Nothing could have been further from van Gogh’s mind, when he painted such incandescent works as “Sower with Setting Sun”, “The Painter on the Road to Tarascon”, “Starry Night”, than the landscapes of pleasure, fully liberated from the restraint of realistic colour, which secular modernism evolved from them. “Man is not placed on this earth merely to be happy; nor is he placed here merely to be honest. He is here to accomplish great things through society ... to outgrow the vulgarity in which the existence of almost all individuals drags on,” van Gogh warned.

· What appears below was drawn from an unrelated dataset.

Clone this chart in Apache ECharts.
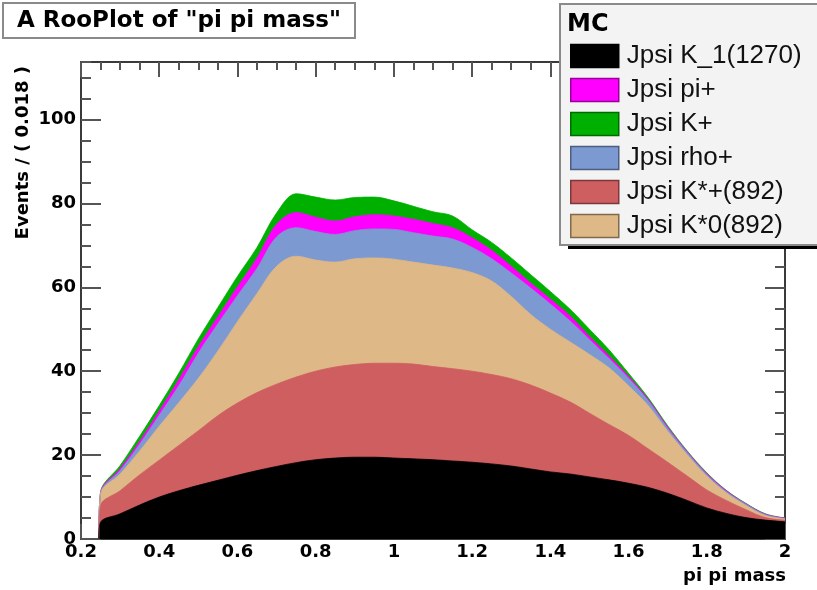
<!DOCTYPE html>
<html><head><meta charset="utf-8">
<script src="https://cdn.jsdelivr.net/npm/echarts@6/dist/echarts.min.js"></script>
<style>html,body{margin:0;padding:0;background:#fff}#c{width:817px;height:590px}</style>
</head><body><div id="c"></div>
<script>
// pi pi mass sample positions
const massBins = [0.245,0.25,0.30,0.35,0.40,0.45,0.50,0.55,0.60,0.65,0.70,0.75,0.80,0.85,0.90,0.95,1.00,1.05,1.10,1.15,1.20,1.25,1.30,1.35,1.40,1.45,1.50,1.55,1.60,1.65,1.70,1.75,1.80,1.85,1.90,1.95,2.00];
// component yields (events per 0.018), listed bottom to top of the stack
const jpsiK1 = [0,4.0,6.0,8.1,10.0,11.5,12.8,14.0,15.2,16.3,17.3,18.2,18.9,19.3,19.5,19.5,19.3,19.1,18.9,18.6,18.3,17.9,17.4,16.7,16.0,15.5,14.8,14.1,13.3,12.3,10.9,9.2,7.4,6.1,5.1,4.5,4.1];
const jpsiKstPlus = [0,4.0,5.5,7.2,8.8,10.8,13.0,15.4,17.2,18.6,19.6,20.4,21.1,21.7,22.1,22.4,22.6,22.6,22.2,22.0,21.7,21.3,20.8,20.0,18.8,17.2,15.2,13.2,11.4,9.2,7.4,5.8,4.3,3.1,1.9,0.6,0.4];
const jpsiKst0 = [0,2.8,4.0,5.7,8.1,10.2,12.5,15.4,19.4,23.6,28.1,28.8,26.5,25.0,25.2,25.1,24.8,24.3,24.2,24.0,23.5,22.3,19.6,16.8,15.2,14.3,14.0,13.5,11.8,10.3,7.4,5.1,3.3,1.8,1.0,0.5,0.3];
const jpsiRho = [0,0.2,0.8,1.6,2.6,4.0,6.0,6.5,6.2,6.0,7.0,6.8,6.8,6.6,6.7,6.9,7.1,7.0,6.9,6.9,6.0,5.3,5.6,6.3,6.0,5.0,3.5,2.2,1.8,1.2,0.7,0.5,0.4,0.3,0.3,0.2,0.1];
const jpsiPi = [0,0.1,0.5,0.7,1.0,1.5,1.6,1.7,2.1,2.5,3.0,3.6,3.4,3.2,3.3,3.4,3.2,3.2,3.0,2.7,2.3,2.0,1.6,1.2,1.2,1.2,0.8,0.7,0.5,0.3,0.3,0.2,0.2,0.2,0.1,0.1,0.1];
const jpsiKPlus = [0,0.1,0.7,1.2,1.3,1.5,1.8,2.2,2.5,2.5,2.7,4.5,4.8,5.0,4.6,4.2,3.6,3.1,2.8,2.8,1.9,1.9,2.0,2.0,1.8,1.6,1.7,1.4,0.7,0.4,0.3,0.2,0.2,0.1,0.1,0.1,0.0];

const stackOrder = [
  {name:'Jpsi K_1(1270)', data:jpsiK1, color:'#000000', border:'#000000'},
  {name:'Jpsi K*+(892)', data:jpsiKstPlus, color:'#cf5e61', border:'#7a3a3a'},
  {name:'Jpsi K*0(892)', data:jpsiKst0, color:'#deb887', border:'#7f6a4c'},
  {name:'Jpsi rho+', data:jpsiRho, color:'#7d99d1', border:'#4c5e80'},
  {name:'Jpsi pi+', data:jpsiPi, color:'#ff00ff', border:'#990099'},
  {name:'Jpsi K+', data:jpsiKPlus, color:'#00b000', border:'#006a00'}
];
const legendOrder = ['Jpsi K_1(1270)','Jpsi pi+','Jpsi K+','Jpsi rho+','Jpsi K*+(892)','Jpsi K*0(892)'];
const yMax = 113.7;

// running sums for the stacked areas (each area filled from 0 up to its cumulative top)
const cumulative = [];
let running = massBins.map(() => 0);
stackOrder.forEach(s => {
  running = running.map((v, i) => v + s.data[i]);
  cumulative.push(running.slice());
});

const chart = echarts.init(document.getElementById('c'), null, {renderer:'canvas'});
const frameColor = '#3a3a3a';
const tickColor = '#555';
const labelFont = {fontFamily:'DejaVu Sans', fontWeight:'bold', fontSize:18, color:'#000'};

function xAx(pos, showLabel){
  return {type:'value', position:pos, min:0.2, max:2.0, interval:0.2,
    axisLine:{show:true, onZero:false, lineStyle:{color:frameColor, width:2}},
    axisTick:{show:true, inside:true, length:15, lineStyle:{color:tickColor, width:2}},
    minorTick:{show:true, splitNumber:4, length:8, lineStyle:{color:tickColor, width:2}},
    splitLine:{show:false}, minorSplitLine:{show:false},
    axisLabel:Object.assign({show:showLabel, margin:4}, labelFont)};
}
function yAx(pos, interval, len, showLabel, showLine){
  return {type:'value', position:pos, min:0, max:yMax, interval:interval,
    axisLine:{show:showLine, onZero:false, lineStyle:{color:frameColor, width:2}},
    axisTick:{show:true, inside:true, length:len, lineStyle:{color:tickColor, width:2}},
    splitLine:{show:false},
    axisLabel:Object.assign({show:showLabel, margin:5, showMaxLabel:false,
      formatter:function(v){return (Math.abs(v % 20) < 1e-6) ? String(v) : '';}}, labelFont)};
}

// draw from the top layer down so lower layers paint over the upper areas
const series = [];
for (let k = stackOrder.length - 1; k >= 0; k--) {
  const s = stackOrder[k];
  series.push({
    name:s.name, type:'line', smooth:0.35, symbol:'none',
    xAxisIndex:0, yAxisIndex:0,
    lineStyle:{width:0.8, color:s.color},
    itemStyle:{color:s.color},
    areaStyle:{color:s.color, opacity:1, origin:'start'},
    emphasis:{disabled:true},
    data: massBins.map((x,i)=>[x, cumulative[k][i]])
  });
}

chart.setOption({
  animation:false,
  backgroundColor:'#ffffff',
  grid:{left:81, top:62, right:32, bottom:51, containLabel:false},
  xAxis:[xAx('bottom', true), xAx('top', false)],
  yAxis:[yAx('left',20,20,true,true), yAx('left',5,10,false,false), yAx('right',20,20,false,true), yAx('right',5,10,false,false)],
  legend:{
    orient:'vertical', left:565, top:38, icon:'rect', itemWidth:48, itemHeight:23, itemGap:8,
    selectedMode:false, z:6,
    textStyle:{fontFamily:'Liberation Sans', fontSize:26, color:'#111', padding:[0,0,0,3]},
    data: legendOrder.map(n => {
      const s = stackOrder.find(o => o.name === n);
      return {name:n, itemStyle:{color:s.color, borderColor:s.border, borderWidth:1.5}};
    })
  },
  graphic:[
    {type:'rect', z:3, shape:{x:3, y:3, width:352, height:35}, style:{fill:'#ffffff', stroke:'#8a8a8a', lineWidth:2}},
    {type:'text', z:5, x:179, y:21, style:{text:'A RooPlot of "pi pi mass"', font:'bold 23px "DejaVu Sans"', fill:'#000', textAlign:'center', textVerticalAlign:'middle'}},
    {type:'rect', z:3, shape:{x:568, y:8, width:260, height:241}, style:{fill:'#000000'}},
    {type:'rect', z:4, shape:{x:560, y:4, width:270, height:241}, style:{fill:'#f3f3f3', stroke:'#8a8a8a', lineWidth:2}},
    {type:'text', z:5, x:567, y:25, style:{text:'MC', font:'bold 24px "DejaVu Sans"', fill:'#000', textAlign:'left', textVerticalAlign:'middle'}},
    {type:'text', z:5, x:23, y:66, rotation:Math.PI/2, style:{text:'Events / ( 0.018 )', font:'bold 18px "DejaVu Sans"', fill:'#000', textAlign:'right', textVerticalAlign:'middle'}},
    {type:'text', z:5, x:786, y:576, style:{text:'pi pi mass', font:'bold 18px "DejaVu Sans"', fill:'#000', textAlign:'right', textVerticalAlign:'middle'}}
  ],
  series: series
});
</script>
</body></html>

Nevertheless, “the uglier, older, meaner, iller, poorer I get, the more I wish to take my revenge by doing brilliant colour, well arranged, resplendent”.
These pages thrill with that hope, tremble with van Gogh’s lack of reserve and thin skin and thud with his anguish. With our hindsight, we fear for him when he writes, during a defiant infatuation that “it’s just as impossible for someone who loves to take back that feeling as it is to take one’s own life ... [and] I really don’t think I’m a man with such inclinations”.
We share Theo’s anxiety, as febrile masterpieces speed from Arles to Paris, about “how hard your mind must have worked and how you endangered yourself ... Even if my heart isn’t as sensitive as yours, I can sometimes imagine the distress that you feel.”
But despite van Gogh’s volatility, suicide does not look inevitable. Right to the end he plans, makes arrangements, follows the fortunes of family, neighbours, other artists, almost jokes – “I prefer to make fun of myself than to feel lonely” – while always yearning for transcendence: “Just as we take the train to Tarascon or Rouen, we take death to reach a star.”
Above all, through the paradoxes of his character, these marvellous volumes, with their interlacing of words and images, convey as never before the unity of his artistic project – social, aesthetic, emotional, spiritual – and his search for his destiny: a quest that reads here with the personal urgency, validity and vitality of a great novel.